-- Source material --
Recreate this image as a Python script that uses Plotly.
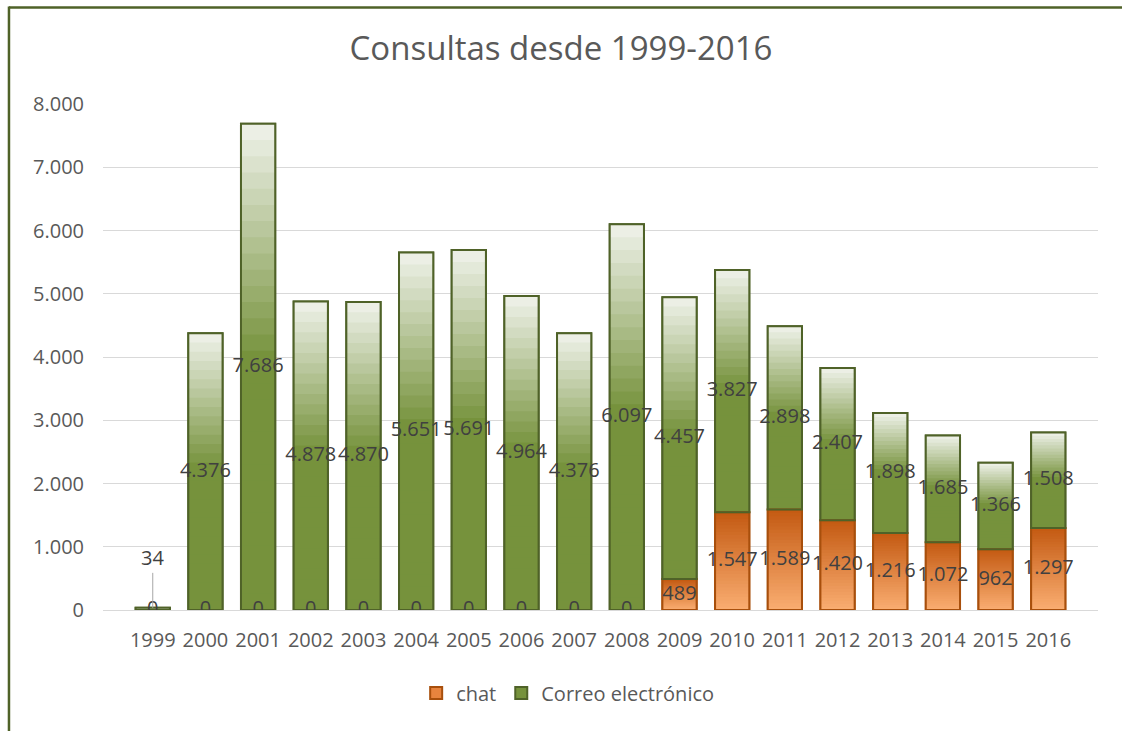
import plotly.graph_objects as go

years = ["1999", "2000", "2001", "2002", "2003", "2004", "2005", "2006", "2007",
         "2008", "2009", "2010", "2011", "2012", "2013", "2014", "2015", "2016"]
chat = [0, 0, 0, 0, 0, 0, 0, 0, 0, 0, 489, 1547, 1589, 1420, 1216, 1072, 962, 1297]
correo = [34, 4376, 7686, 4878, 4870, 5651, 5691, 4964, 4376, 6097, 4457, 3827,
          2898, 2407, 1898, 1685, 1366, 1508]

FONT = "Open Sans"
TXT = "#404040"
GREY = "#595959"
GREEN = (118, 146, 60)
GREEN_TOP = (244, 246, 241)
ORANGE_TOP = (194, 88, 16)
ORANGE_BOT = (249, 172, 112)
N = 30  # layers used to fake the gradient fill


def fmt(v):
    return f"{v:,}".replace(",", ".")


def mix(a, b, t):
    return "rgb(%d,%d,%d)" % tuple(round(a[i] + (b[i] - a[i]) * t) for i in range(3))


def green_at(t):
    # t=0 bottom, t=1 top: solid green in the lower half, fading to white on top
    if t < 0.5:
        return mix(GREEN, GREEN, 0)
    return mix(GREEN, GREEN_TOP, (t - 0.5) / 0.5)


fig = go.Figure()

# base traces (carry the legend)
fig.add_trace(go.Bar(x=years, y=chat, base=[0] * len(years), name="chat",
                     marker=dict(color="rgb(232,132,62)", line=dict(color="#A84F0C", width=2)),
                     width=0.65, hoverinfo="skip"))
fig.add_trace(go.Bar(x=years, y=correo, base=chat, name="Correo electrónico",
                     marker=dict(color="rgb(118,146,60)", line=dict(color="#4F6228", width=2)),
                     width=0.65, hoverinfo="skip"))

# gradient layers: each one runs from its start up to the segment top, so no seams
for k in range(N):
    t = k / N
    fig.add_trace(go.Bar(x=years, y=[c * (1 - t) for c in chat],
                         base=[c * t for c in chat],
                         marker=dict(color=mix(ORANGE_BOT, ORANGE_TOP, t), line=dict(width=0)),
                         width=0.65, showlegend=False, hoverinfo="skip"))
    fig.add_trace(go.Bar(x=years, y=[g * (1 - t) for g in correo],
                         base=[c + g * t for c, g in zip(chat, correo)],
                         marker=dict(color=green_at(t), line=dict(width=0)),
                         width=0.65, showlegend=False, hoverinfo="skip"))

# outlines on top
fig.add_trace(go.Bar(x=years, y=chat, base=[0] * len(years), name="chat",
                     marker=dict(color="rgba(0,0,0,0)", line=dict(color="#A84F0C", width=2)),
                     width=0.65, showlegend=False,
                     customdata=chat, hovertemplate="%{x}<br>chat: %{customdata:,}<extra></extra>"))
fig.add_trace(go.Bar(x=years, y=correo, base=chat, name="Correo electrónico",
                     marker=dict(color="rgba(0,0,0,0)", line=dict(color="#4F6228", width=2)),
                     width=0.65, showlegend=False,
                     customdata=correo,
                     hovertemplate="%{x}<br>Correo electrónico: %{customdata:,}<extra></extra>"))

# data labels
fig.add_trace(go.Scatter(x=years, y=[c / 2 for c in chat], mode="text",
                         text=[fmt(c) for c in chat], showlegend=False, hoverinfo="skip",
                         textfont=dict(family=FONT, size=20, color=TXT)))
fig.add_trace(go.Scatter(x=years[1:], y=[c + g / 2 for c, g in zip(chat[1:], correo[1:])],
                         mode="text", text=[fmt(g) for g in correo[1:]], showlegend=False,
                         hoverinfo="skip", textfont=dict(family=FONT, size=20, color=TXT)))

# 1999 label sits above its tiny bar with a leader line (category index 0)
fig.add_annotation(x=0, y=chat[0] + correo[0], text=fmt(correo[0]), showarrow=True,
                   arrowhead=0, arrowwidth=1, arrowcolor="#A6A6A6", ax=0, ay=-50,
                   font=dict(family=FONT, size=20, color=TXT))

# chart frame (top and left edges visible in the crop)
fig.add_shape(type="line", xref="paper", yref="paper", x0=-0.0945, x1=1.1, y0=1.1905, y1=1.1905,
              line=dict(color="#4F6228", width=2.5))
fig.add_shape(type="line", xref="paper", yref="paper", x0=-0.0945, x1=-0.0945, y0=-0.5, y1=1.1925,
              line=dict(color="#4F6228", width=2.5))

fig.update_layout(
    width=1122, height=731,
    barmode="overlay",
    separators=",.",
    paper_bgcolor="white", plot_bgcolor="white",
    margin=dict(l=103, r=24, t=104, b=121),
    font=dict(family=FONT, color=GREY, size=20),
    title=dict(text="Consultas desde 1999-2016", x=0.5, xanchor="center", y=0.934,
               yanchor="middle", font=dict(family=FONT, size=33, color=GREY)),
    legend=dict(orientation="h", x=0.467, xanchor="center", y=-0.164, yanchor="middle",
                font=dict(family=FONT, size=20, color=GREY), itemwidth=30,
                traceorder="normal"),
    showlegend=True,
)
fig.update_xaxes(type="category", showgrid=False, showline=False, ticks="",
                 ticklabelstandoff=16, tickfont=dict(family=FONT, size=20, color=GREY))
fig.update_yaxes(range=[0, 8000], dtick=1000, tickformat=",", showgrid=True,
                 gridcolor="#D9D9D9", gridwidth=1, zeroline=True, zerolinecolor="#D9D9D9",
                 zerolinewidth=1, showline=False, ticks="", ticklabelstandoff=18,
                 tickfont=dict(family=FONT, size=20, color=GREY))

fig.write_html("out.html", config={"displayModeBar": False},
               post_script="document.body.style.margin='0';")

-- Problem --
Images should not appear in the copy; retype the listing above exactly.

-- Response to this task --
Recreate this image as a Python script that uses Plotly.
import plotly.graph_objects as go

years = ["1999", "2000", "2001", "2002", "2003", "2004", "2005", "2006", "2007",
         "2008", "2009", "2010", "2011", "2012", "2013", "2014", "2015", "2016"]
chat = [0, 0, 0, 0, 0, 0, 0, 0, 0, 0, 489, 1547, 1589, 1420, 1216, 1072, 962, 1297]
correo = [34, 4376, 7686, 4878, 4870, 5651, 5691, 4964, 4376, 6097, 4457, 3827,
          2898, 2407, 1898, 1685, 1366, 1508]

FONT = "Open Sans"
TXT = "#404040"
GREY = "#595959"
GREEN = (118, 146, 60)
GREEN_TOP = (244, 246, 241)
ORANGE_TOP = (194, 88, 16)
ORANGE_BOT = (249, 172, 112)
N = 30  # layers used to fake the gradient fill


def fmt(v):
    return f"{v:,}".replace(",", ".")


def mix(a, b, t):
    return "rgb(%d,%d,%d)" % tuple(round(a[i] + (b[i] - a[i]) * t) for i in range(3))


def green_at(t):
    # t=0 bottom, t=1 top: solid green in the lower half, fading to white on top
    if t < 0.5:
        return mix(GREEN, GREEN, 0)
    return mix(GREEN, GREEN_TOP, (t - 0.5) / 0.5)


fig = go.Figure()

# base traces (carry the legend)
fig.add_trace(go.Bar(x=years, y=chat, base=[0] * len(years), name="chat",
                     marker=dict(color="rgb(232,132,62)", line=dict(color="#A84F0C", width=2)),
                     width=0.65, hoverinfo="skip"))
fig.add_trace(go.Bar(x=years, y=correo, base=chat, name="Correo electrónico",
                     marker=dict(color="rgb(118,146,60)", line=dict(color="#4F6228", width=2)),
                     width=0.65, hoverinfo="skip"))

# gradient layers: each one runs from its start up to the segment top, so no seams
for k in range(N):
    t = k / N
    fig.add_trace(go.Bar(x=years, y=[c * (1 - t) for c in chat],
                         base=[c * t for c in chat],
                         marker=dict(color=mix(ORANGE_BOT, ORANGE_TOP, t), line=dict(width=0)),
                         width=0.65, showlegend=False, hoverinfo="skip"))
    fig.add_trace(go.Bar(x=years, y=[g * (1 - t) for g in correo],
                         base=[c + g * t for c, g in zip(chat, correo)],
                         marker=dict(color=green_at(t), line=dict(width=0)),
                         width=0.65, showlegend=False, hoverinfo="skip"))

# outlines on top
fig.add_trace(go.Bar(x=years, y=chat, base=[0] * len(years), name="chat",
                     marker=dict(color="rgba(0,0,0,0)", line=dict(color="#A84F0C", width=2)),
                     width=0.65, showlegend=False,
                     customdata=chat, hovertemplate="%{x}<br>chat: %{customdata:,}<extra></extra>"))
fig.add_trace(go.Bar(x=years, y=correo, base=chat, name="Correo electrónico",
                     marker=dict(color="rgba(0,0,0,0)", line=dict(color="#4F6228", width=2)),
                     width=0.65, showlegend=False,
                     customdata=correo,
                     hovertemplate="%{x}<br>Correo electrónico: %{customdata:,}<extra></extra>"))

# data labels
fig.add_trace(go.Scatter(x=years, y=[c / 2 for c in chat], mode="text",
                         text=[fmt(c) for c in chat], showlegend=False, hoverinfo="skip",
                         textfont=dict(family=FONT, size=20, color=TXT)))
fig.add_trace(go.Scatter(x=years[1:], y=[c + g / 2 for c, g in zip(chat[1:], correo[1:])],
                         mode="text", text=[fmt(g) for g in correo[1:]], showlegend=False,
                         hoverinfo="skip", textfont=dict(family=FONT, size=20, color=TXT)))

# 1999 label sits above its tiny bar with a leader line (category index 0)
fig.add_annotation(x=0, y=chat[0] + correo[0], text=fmt(correo[0]), showarrow=True,
                   arrowhead=0, arrowwidth=1, arrowcolor="#A6A6A6", ax=0, ay=-50,
                   font=dict(family=FONT, size=20, color=TXT))

# chart frame (top and left edges visible in the crop)
fig.add_shape(type="line", xref="paper", yref="paper", x0=-0.0945, x1=1.1, y0=1.1905, y1=1.1905,
              line=dict(color="#4F6228", width=2.5))
fig.add_shape(type="line", xref="paper", yref="paper", x0=-0.0945, x1=-0.0945, y0=-0.5, y1=1.1925,
              line=dict(color="#4F6228", width=2.5))

fig.update_layout(
    width=1122, height=731,
    barmode="overlay",
    separators=",.",
    paper_bgcolor="white", plot_bgcolor="white",
    margin=dict(l=103, r=24, t=104, b=121),
    font=dict(family=FONT, color=GREY, size=20),
    title=dict(text="Consultas desde 1999-2016", x=0.5, xanchor="center", y=0.934,
               yanchor="middle", font=dict(family=FONT, size=33, color=GREY)),
    legend=dict(orientation="h", x=0.467, xanchor="center", y=-0.164, yanchor="middle",
                font=dict(family=FONT, size=20, color=GREY), itemwidth=30,
                traceorder="normal"),
    showlegend=True,
)
fig.update_xaxes(type="category", showgrid=False, showline=False, ticks="",
                 ticklabelstandoff=16, tickfont=dict(family=FONT, size=20, color=GREY))
fig.update_yaxes(range=[0, 8000], dtick=1000, tickformat=",", showgrid=True,
                 gridcolor="#D9D9D9", gridwidth=1, zeroline=True, zerolinecolor="#D9D9D9",
                 zerolinewidth=1, showline=False, ticks="", ticklabelstandoff=18,
                 tickfont=dict(family=FONT, size=20, color=GREY))

fig.write_html("out.html", config={"displayModeBar": False},
               post_script="document.body.style.margin='0';")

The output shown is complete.